Sorry, this temperature given for survival for any sort of probe (~6000K) to get close is not correct. The temperature routinely stated for the 'surface' of the sun is the blackbody temperature, i.e. a theoretical number that describes the photon distribution of the sun's light as blackbody radiation when the mass density of the sun becomes diffuse enough for it to become transparent to light.
However to get to this level you would have to cross the corona which can have temperatures in the range 1-3 million Kelvin, although I believe temperatures up as high as 20 million Kelvin have been recorded, as well as deeper 'atmospheric' levels that are much denser that the corona and up to 1 million K, just above the photosphere surface level.
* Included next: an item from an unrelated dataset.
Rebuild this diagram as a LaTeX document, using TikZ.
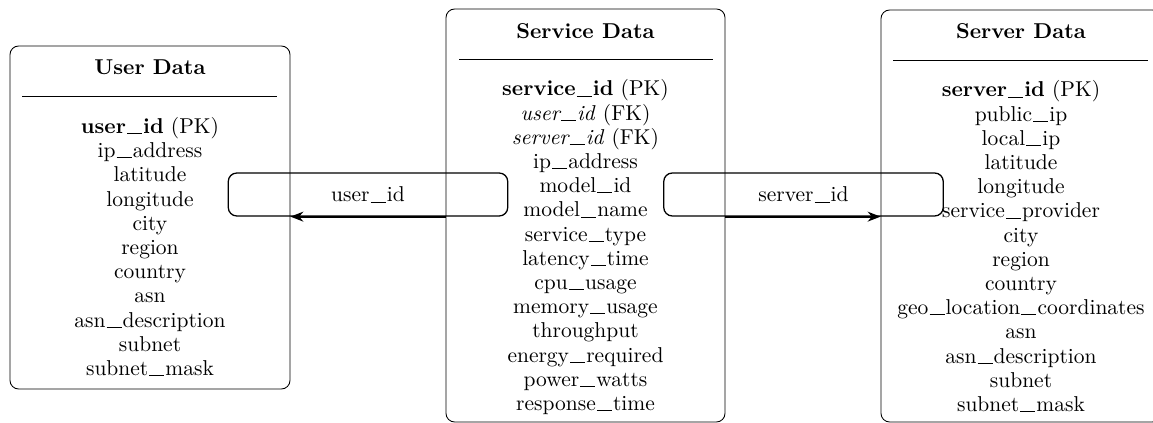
\documentclass[tikz,border=0pt]{standalone}
\usetikzlibrary{arrows.meta,fit}
\newcommand\us{\kern0.05em\rule[-0.05ex]{0.7em}{0.4pt}\kern0.05em}
\begin{document}
\begin{tikzpicture}[x=0.4651pt,y=-0.4651pt,
  box/.style={draw, rounded corners=4pt, inner sep=0pt, line width=0.4pt},
  ttl/.style={anchor=base, font=\bfseries, inner sep=0pt},
  row/.style={anchor=base, inner sep=0pt},
  lbl/.style={draw, rounded corners=4pt, line width=0.6pt, minimum width=130pt, minimum height=20pt, inner sep=0pt},
  arr/.style={-{Stealth[length=6pt,width=4.6pt]}, line width=0.9pt}]
\useasboundingbox (0,0) rectangle (1153,423);
\clip (0,0) rectangle (1153,423);
% boxes
\node[box, fit={(10,46) (290,389)}] (user) {};
\node[box, fit={(446,9) (725,422)}] (service) {};
\node[box, fit={(881,10) (1161,422)}] (server) {};
% titles
\node[ttl] (ut) at (150,75) {User Data};
\node[ttl] (vt) at (585.5,38.5) {Service Data};
\node[ttl] (st) at (1021,38.5) {Server Data};
% rules
\draw (22,96) -- (277,96);
\draw (459,59.5) -- (713,59.5);
\draw (893,60.5) -- (1148,60.5);
% user rows
\foreach \t [count=\i] in {{\textbf{user\us id} (PK)}, ip\us address, latitude, longitude, city, region, country, asn, asn\us description, subnet, subnet\us mask}
  \node[row] (u\i) at (150,{133.5+24.2*(\i-1)}) {\t};
% service rows
\foreach \t [count=\i] in {{\textbf{service\us id} (PK)}, {\textit{user\us id} (FK)}, {\textit{server\us id} (FK)}, ip\us address, model\us id, model\us name, service\us type, latency\us time, cpu\us usage, memory\us usage, throughput, energy\us required, power\us watts, response\us time}
  \node[row] (v\i) at (585.5,{96+24.2*(\i-1)}) {\t};
% server rows
\foreach \t [count=\i] in {{\textbf{server\us id} (PK)}, public\us ip, local\us ip, latitude, longitude, service\us provider, city, region, country, geo\us location\us coordinates, asn, asn\us description, subnet, subnet\us mask}
  \node[row] (s\i) at (1021,{97+24.2*(\i-1)}) {\t};
% connector labels
\node[lbl, text depth=0pt] (ulbl) at (368,194.5) {user\us id};
\node[lbl, text depth=0pt] (slbl) at (803.5,194.5) {server\us id};
% connectors
\draw[arr] (service.west |- ulbl.south) -- (user.east |- ulbl.south);
\draw[arr] (service.east |- slbl.south) -- (server.west |- slbl.south);
\end{tikzpicture}
\end{document}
You have to build a probe that can survive that first.
But the issue is how to build something that can survive the
plasma at these temperatures, even the relatively cool 6,000K, as getting closer to the sun will see any object getting evaporated by being bombarded by bits of broken atoms that make up the plasma. I'd suggest a massive and very heavy shield to give you enough time before completely evaporating to actually do something. Hence ruling out small probes. (But not
too big either, as a very big object will shatter in the sun's gravitational gradient - in the same way that the Sun chews up and destroys comets that come too close...)
Plus given the fundamental EM nature of plasma, it's hard to see anything electrical, especially our modern computers, surviving at close distances in relatively dense plasma clouds near the sun, without science fiction levels of unobtanium shielding. One might say 'use magnetic fields' as a start, however I think it likely that all you'll end up doing is piling up a much denser wad of plasma in front of you, that will eventually overwhelm you very quickly and cause you to evaporate your probe even faster!
However, we don't need to send probes that close to the sun to get a sample. Luckily the Sun spews it's plasma all the time, giving us Coronal Mass Ejections and Solar Winds, and we have been measuring what sort of particles and radiation come from them using experiments such as WIND for decades now.
Yes, this has not stopped me doing some very "high-tech, high-unobtanium malarkey" in my novel regarding 'sun-diving' because I want to use all this built-up plasma mass of the star for something else... but it's SF, not science. To paraphrase the marvellous Ursula K. Le Guin, in her own introduction to
The Left Hand of Darkness, which I recommend all SF writers read
: "science is the business of scientists, it is not the business of (SF) novelists. A novelist's business is lying."